Коренной поворот в истории российской колонизации произошел в 1552-1556 гг. с покорением Казанского и Астраханского ханств. Русские поселенцы немедленно устремились в сторону средней Волги, изгоняя с лучших земель коренное тюркское население. Другие шли еще дальше, перебирались через "Камень", как они называли Уральские горы, в южную Сибирь, где лежали обширные полосы девственного чернозема. Однако основной поток переселенцев и тогда, и впоследствии двигался в южном и юго-восточном направлениях в сторону так называемой Центральной Черноземной Полосы. В 1570-х гг. правительство обставило степь цепью острогов, протянувшейся от Донца до Иртыша, и под ее защитой крестьяне осмелились вторгнуться в области, бывшие доселе вотчиной кочевников. Раз начавшись, переселение это катилось дальше со стихийным, напором. Всякое крупное экономическое или политическое потрясение в центре России приводило к новому всплеску переселения. В этом колонизационном движении когда крестьянин шел впереди правительства, когда оно прокладывало ему дорогу, но рано или поздно им суждено было сойтись и соединиться. Одной из основных причин той цепкости, с которой русским всегда удавалось удерживать завоеванные территории, было то обстоятельство, что политическое освоение у них сопровождалось и по сей день сопровождается колонизацией.
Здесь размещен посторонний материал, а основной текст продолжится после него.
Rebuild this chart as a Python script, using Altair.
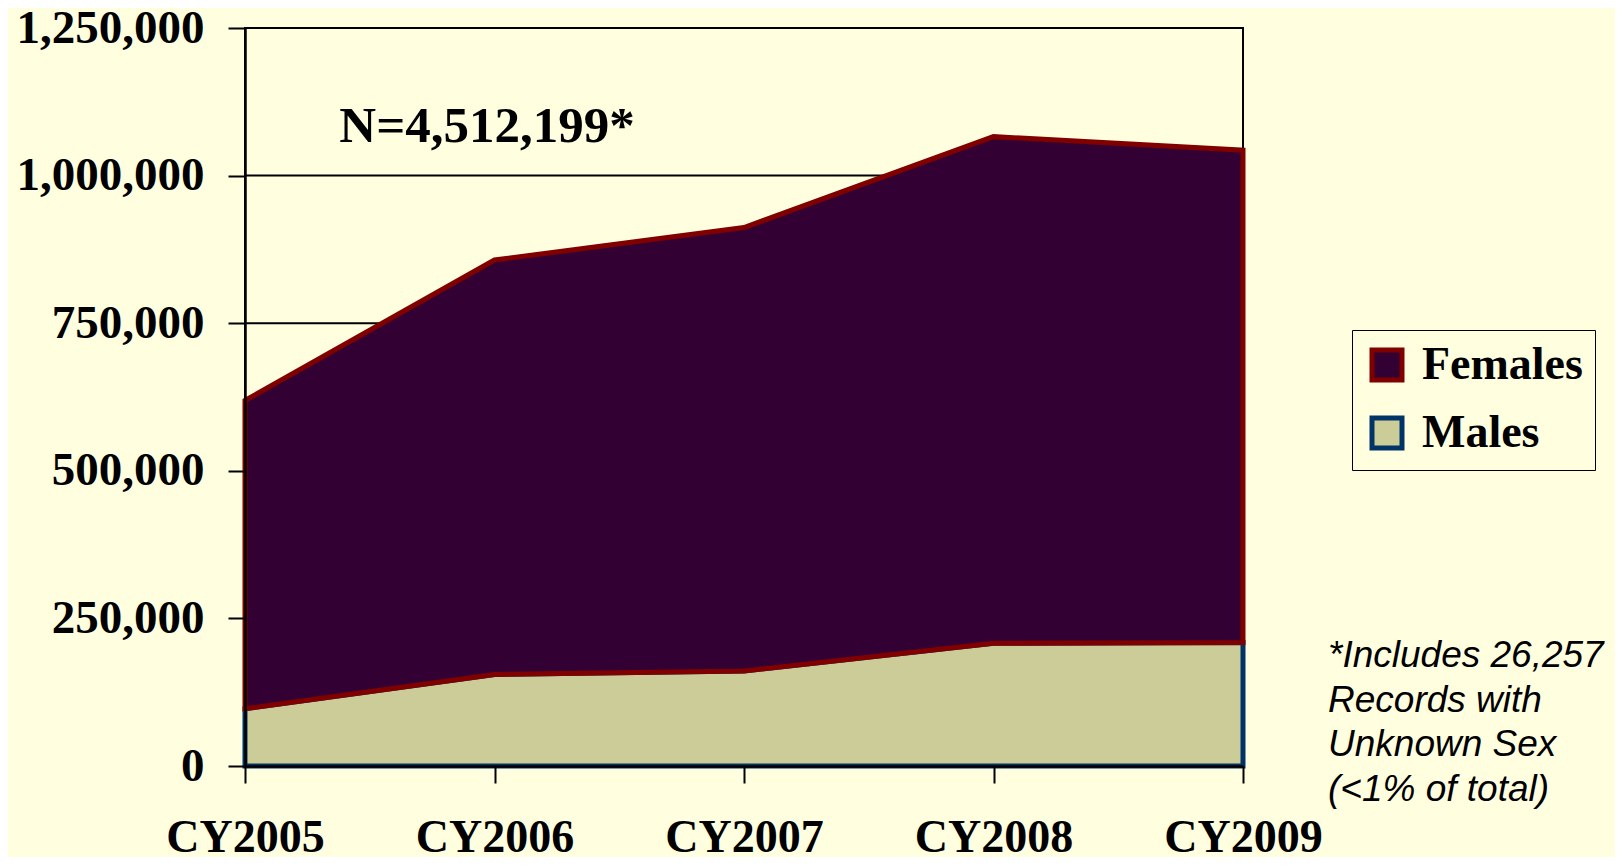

Подсчитано, что на протяжении XVII и XVIII вв. более двух миллионов переселенцев перебрались из центральных областей России на юг, проникнув сперва в лесостепь, а потом и в собственно степь. За эти два столетия около 400 тысяч человек переселились также в Сибирь. Самая мощная миграционная волна захлестнула черноземную полосу после 1783 г., когда Россия аннексировала Крым и покорила местное население, которое веками терзало русские поселения набегами. В XIX - начале XX в. 12-13 миллионов переселенцев, в основном уроженцев центральных губерний, перебрались на юг, и еще четыре с половиной - пять миллионов мигрировали в южную Сибирь и среднеазиатские степи. В ходе последнего передвижения коренное азиатское население массами сгонялось со своих родовых пастбищ.
В ранний период (1552-1861 гг.) основная масса русских переселенцев состояла либо из свободных крестьян и беглых крепостных, либо еще крепостных, пригнанных из центральных районов страны для работы в поместьях служивших на границе офицеров. После освобождения крепостных в 1861 г. переселенцы были свободными крестьянами, которые теперь иногда устраивались на новом месте с помощью правительства, стремившегося решить проблему сельского перенаселения в центральных губерниях. Столетиями население России географически распределялось в виде клина, основание которого покоилось в западной части лесной полосы, а конец указывал на юго-восток. Этот демографический клин со временем удлинялся, отражая неуклонное перемещение российского населения со своей первоначальной лесной родины в сторону степей. В Новое время наиболее плотная концентрация русского населения наблюдалась в черноземной полосе. В этом смысле революция изменений не принесла. Между 1926 и 1939 гг. более четырех миллионов человек перебрались на восток, в основном в степи Казахстана. Перепись 1970 г. свидетельствует, что движение это не прекратилось, и население страны продолжает расти за счет центральных областей. В ходе мощного сдвига, происходящего в России на протяжении четырех столетий, население оттекает из центральной лесной полосы, в основном на восток и на юг, наводняя области, заселенные народами других рас и культур, и производя на своем пути серьезные демографические потрясения*14.